We use a tokenizer from the Transformers library.

Loading a Hugging Face Tokenizer

from transformers import AutoTokenizer

model_name = 'bert-base-uncased'

my_tokenizer = AutoTokenizer.from_pretrained(
    model_name,
)

This tokenizer splits words into subword units.

Example:

playing → play + ##ing

Encoding Text with the Tokenizer

encoded_text, token_mapping = encode_text_from_tokenizer(
    text=raw_text,
    tokenizer=my_tokenizer,
)

Each token is converted into an integer ID.

Preparing the Dataset

sequence_length = 32
batch_size = 32

train_dataset = ShakespeareDataset(encoded_text, sequence_length)
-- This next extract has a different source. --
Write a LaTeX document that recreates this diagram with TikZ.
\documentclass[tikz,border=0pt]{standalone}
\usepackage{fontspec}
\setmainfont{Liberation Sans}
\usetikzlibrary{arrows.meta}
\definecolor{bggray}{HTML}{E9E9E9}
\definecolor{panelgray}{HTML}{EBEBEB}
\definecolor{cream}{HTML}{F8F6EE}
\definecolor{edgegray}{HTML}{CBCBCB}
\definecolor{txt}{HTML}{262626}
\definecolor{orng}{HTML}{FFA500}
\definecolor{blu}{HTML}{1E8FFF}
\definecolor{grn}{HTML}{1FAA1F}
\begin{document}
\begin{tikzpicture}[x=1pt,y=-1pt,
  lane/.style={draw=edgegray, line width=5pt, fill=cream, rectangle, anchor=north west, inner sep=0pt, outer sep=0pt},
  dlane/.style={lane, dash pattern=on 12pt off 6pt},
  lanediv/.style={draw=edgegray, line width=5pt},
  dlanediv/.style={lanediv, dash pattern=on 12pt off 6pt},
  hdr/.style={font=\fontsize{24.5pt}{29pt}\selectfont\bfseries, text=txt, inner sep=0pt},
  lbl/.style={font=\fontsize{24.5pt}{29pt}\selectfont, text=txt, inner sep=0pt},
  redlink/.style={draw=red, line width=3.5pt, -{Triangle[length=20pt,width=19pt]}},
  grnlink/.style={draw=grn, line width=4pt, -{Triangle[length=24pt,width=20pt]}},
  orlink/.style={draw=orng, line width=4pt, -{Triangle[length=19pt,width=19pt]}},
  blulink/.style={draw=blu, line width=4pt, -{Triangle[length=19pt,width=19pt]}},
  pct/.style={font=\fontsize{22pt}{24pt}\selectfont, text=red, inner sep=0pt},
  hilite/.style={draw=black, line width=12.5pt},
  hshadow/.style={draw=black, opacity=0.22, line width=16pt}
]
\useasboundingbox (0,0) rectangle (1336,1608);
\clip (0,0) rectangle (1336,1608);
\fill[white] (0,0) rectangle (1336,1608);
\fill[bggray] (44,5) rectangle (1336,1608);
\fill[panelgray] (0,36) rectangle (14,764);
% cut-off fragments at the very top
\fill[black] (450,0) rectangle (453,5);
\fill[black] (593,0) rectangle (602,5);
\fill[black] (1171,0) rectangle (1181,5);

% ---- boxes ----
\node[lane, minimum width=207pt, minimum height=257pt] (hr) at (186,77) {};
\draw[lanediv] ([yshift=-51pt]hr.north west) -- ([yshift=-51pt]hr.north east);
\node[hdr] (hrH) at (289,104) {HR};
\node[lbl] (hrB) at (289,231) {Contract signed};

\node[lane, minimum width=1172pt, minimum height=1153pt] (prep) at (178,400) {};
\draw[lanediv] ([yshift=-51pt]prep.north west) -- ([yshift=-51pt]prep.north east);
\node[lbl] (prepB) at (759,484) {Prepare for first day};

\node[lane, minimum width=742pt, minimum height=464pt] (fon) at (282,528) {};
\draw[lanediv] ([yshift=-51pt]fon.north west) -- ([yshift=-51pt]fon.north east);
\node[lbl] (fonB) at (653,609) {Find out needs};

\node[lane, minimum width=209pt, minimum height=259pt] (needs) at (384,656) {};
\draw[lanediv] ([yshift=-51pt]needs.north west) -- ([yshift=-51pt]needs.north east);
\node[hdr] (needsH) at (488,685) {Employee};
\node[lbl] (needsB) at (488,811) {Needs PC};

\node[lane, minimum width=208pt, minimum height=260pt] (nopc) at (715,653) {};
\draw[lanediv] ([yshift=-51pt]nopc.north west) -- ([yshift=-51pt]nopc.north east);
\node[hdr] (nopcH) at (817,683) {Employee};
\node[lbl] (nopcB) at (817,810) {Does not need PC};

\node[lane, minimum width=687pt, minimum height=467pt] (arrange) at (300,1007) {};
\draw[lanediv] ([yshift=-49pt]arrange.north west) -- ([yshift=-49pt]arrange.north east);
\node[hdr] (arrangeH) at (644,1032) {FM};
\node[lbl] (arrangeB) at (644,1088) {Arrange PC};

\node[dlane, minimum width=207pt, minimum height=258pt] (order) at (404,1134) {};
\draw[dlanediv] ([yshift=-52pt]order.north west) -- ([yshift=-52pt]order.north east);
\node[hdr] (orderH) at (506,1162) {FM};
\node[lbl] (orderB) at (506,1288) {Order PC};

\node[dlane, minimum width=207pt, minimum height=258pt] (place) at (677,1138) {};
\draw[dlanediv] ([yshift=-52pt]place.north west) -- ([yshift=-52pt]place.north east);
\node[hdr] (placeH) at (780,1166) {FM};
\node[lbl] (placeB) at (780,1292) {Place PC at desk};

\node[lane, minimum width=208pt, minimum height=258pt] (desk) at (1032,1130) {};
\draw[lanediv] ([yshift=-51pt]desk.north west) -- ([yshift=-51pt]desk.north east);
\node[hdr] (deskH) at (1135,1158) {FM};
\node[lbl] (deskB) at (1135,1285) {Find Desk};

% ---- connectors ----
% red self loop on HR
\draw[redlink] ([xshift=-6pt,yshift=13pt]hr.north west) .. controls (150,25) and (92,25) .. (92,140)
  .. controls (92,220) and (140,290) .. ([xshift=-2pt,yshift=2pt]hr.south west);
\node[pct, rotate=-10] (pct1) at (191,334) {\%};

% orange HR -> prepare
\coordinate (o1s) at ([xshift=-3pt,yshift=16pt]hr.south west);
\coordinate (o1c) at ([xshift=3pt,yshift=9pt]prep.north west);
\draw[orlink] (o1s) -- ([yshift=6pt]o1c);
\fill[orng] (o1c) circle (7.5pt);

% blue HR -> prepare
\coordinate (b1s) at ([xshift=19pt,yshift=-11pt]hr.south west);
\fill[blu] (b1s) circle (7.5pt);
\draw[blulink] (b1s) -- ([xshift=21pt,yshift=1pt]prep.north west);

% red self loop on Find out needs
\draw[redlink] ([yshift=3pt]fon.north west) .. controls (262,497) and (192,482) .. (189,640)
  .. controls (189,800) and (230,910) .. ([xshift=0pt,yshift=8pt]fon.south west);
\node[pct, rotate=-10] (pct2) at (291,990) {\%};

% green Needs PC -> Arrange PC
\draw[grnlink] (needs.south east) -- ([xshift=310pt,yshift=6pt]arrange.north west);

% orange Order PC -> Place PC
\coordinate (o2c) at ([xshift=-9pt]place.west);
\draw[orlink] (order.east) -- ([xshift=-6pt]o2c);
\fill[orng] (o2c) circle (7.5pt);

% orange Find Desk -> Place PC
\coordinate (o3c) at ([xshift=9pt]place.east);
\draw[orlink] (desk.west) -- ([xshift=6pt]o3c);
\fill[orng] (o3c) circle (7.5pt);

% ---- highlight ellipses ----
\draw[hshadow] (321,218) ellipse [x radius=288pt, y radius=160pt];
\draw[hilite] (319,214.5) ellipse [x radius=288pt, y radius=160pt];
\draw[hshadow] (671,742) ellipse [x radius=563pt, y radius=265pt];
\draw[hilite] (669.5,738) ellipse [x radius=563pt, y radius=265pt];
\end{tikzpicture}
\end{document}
train_loader = DataLoader(
    train_dataset,
    shuffle=False,
    batch_size=batch_size,
)

Subword Text Generation Function

def generate_text_by_subword(
    input_str: str,
    model,
    token_mapping,
    tokenizer,
    num_tokens: int = 100,
    temperature: float = 1.0,
    topk: int | None = None,
):

    tokenized_text = tokenize_text_from_tokenizer(
        tokenizer=tokenizer,
        text=input_str,
    )

    generated_tokens = []

    for _ in range(num_tokens):

        new_token = next_token(
            tokenized_text=(tokenized_text + generated_tokens),
            model=model,
            token_mapping=token_mapping,
            temperature=temperature,
            topk=topk,
            device=device,
        )

        generated_tokens.append(new_token)

    output_ids = tokenizer.convert_tokens_to_ids(
        tokenized_text + generated_tokens
    )

    full_text = tokenizer.decode(output_ids)

    return full_text

Generating Subword Text

output = generate_text_by_subword(
    input_str='To be or not to be',
    model=model,
    token_mapping=token_mapping,
    tokenizer=my_tokenizer,
    num_tokens=30,
    temperature=1.5,
    topk=100,
)

print(output)

This approach generally produces more coherent text than character-level models.

Character vs Subword Models

Character-based models are simple and easy to implement but slower and less efficient.

Subword-based models are more powerful and scalable but require a tokenizer.

Most modern NLP models use subword tokenization because it balances vocabulary size and language coverage.